Pieter Omtzigt who is preparing a report for the Parliamentary Assembly of the Council of Europe (PACE) on the investigation into the assassination of Daphne Caruana Galizia and the rule of law in Malta said on Monday that a preliminary overview of the case showed her assassination was “planned and premeditated long in advance”.
In an introductory memorandum, declassified by the committee on Monday, the rapporteur said a preliminary overview of the case raised “many issues concerning the rule of law in Malta, the progress made in investigating the murder, and the attitude and behaviour of certain senior public officials”.
He said he would proceed with his report on the basis of three working assumptions:
- the murder was “planned and premeditated long in advance”;
- the persons ultimately responsible for Caruana Galizia’s death “were motivated by her investigative work”;
- the “three arrested suspects were most likely acting under instructions”.

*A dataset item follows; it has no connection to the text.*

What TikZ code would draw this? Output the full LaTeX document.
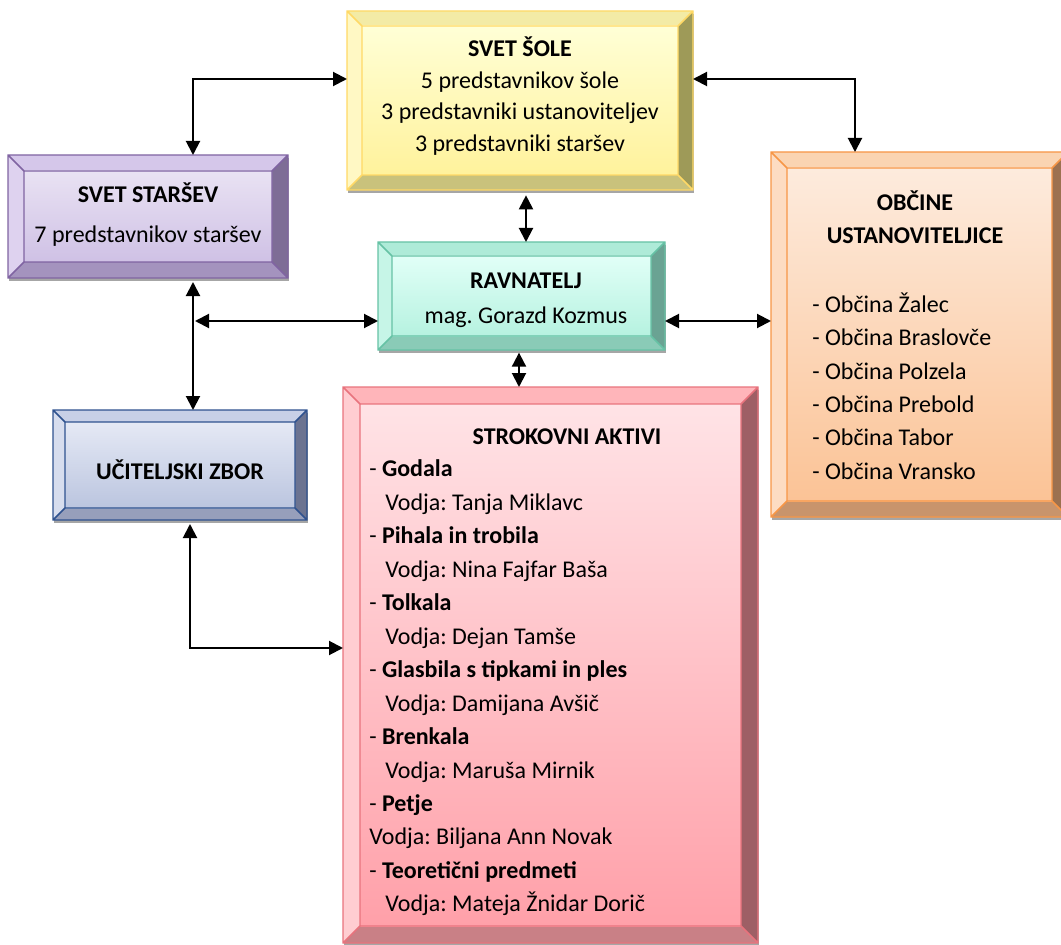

The way senior officials in the public administration were appointed suggests a remarkable concentration of power and influence in the hands of the prime minister, Omtzigt said.
Omtzigt has been authorised by PACE’s Legal Affairs Committee to receive information from anonymous sources and to protect the identity of anyone who provides such information.
Omtzigt added there was little to suggest the three arrested suspects had any personal motive to kill the journalist, since they had not been the subject of her investigations: “This implies that ultimate responsibility for her assassination lies with another person or persons.”
He also observed that “a number of serious, high-profile cases in recent years seem not to have been properly investigated”.
“At the same time, the authorities have taken rapid, firm action against whistleblowers who revealed essential information, or failed to provide them with protection,” Omtzigt said.
The rapporteur said he intended to organise a hearing to “hear first-hand from experts in different fields” about the investigation and the murder, as well as to visit Malta to speak to the authorities and other relevant interlocutors.